Insiden tersebut disambut dengan gelombang kemarahan oleh para pemimpin regional lainnya, termasuk Organisasi Negara-negara Amerika, Presiden Chili Gabriel Boric, pemimpin Honduras, dan mantan pemimpin Bolivia.
Bolivia, negara berpenduduk 12 juta jiwa, telah menyaksikan peningkatan protes dalam beberapa bulan terakhir atas penurunan tajam perekonomian dari salah satu negara dengan pertumbuhan tercepat di benua itu dua dekade lalu menjadi salah satu negara yang paling dilanda krisis.
Negara ini juga mengalami keretakan tingkat tinggi di tingkat tertinggi partai yang berkuasa. Arce dan sekutunya, Morales, telah berjuang demi masa depan Gerakan Sosialisme Bolivia, yang dikenal dengan akronim bahasa Spanyol MAS, yang terpecah-pecah, menjelang pemilu pada tahun 2025.

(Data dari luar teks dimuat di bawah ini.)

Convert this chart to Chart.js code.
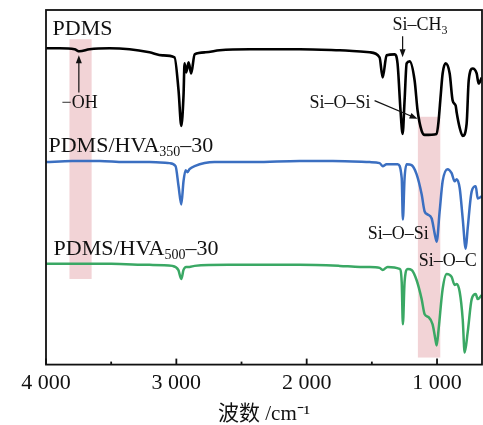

Menyusul kekacauan yang terjadi pada hari Rabu (26/6), laporan di media lokal menunjukkan masyarakat Bolivia menimbun makanan dan kebutuhan pokok lainnya di supermarket, khawatir dengan apa yang akan terjadi selanjutnya.
Namun di hadapan para pendukungnya di luar istana presiden, Wakil Presiden David Choquehuanca bersumpah: “Rakyat Bolivia tidak akan lagi mengizinkan upaya kudeta.”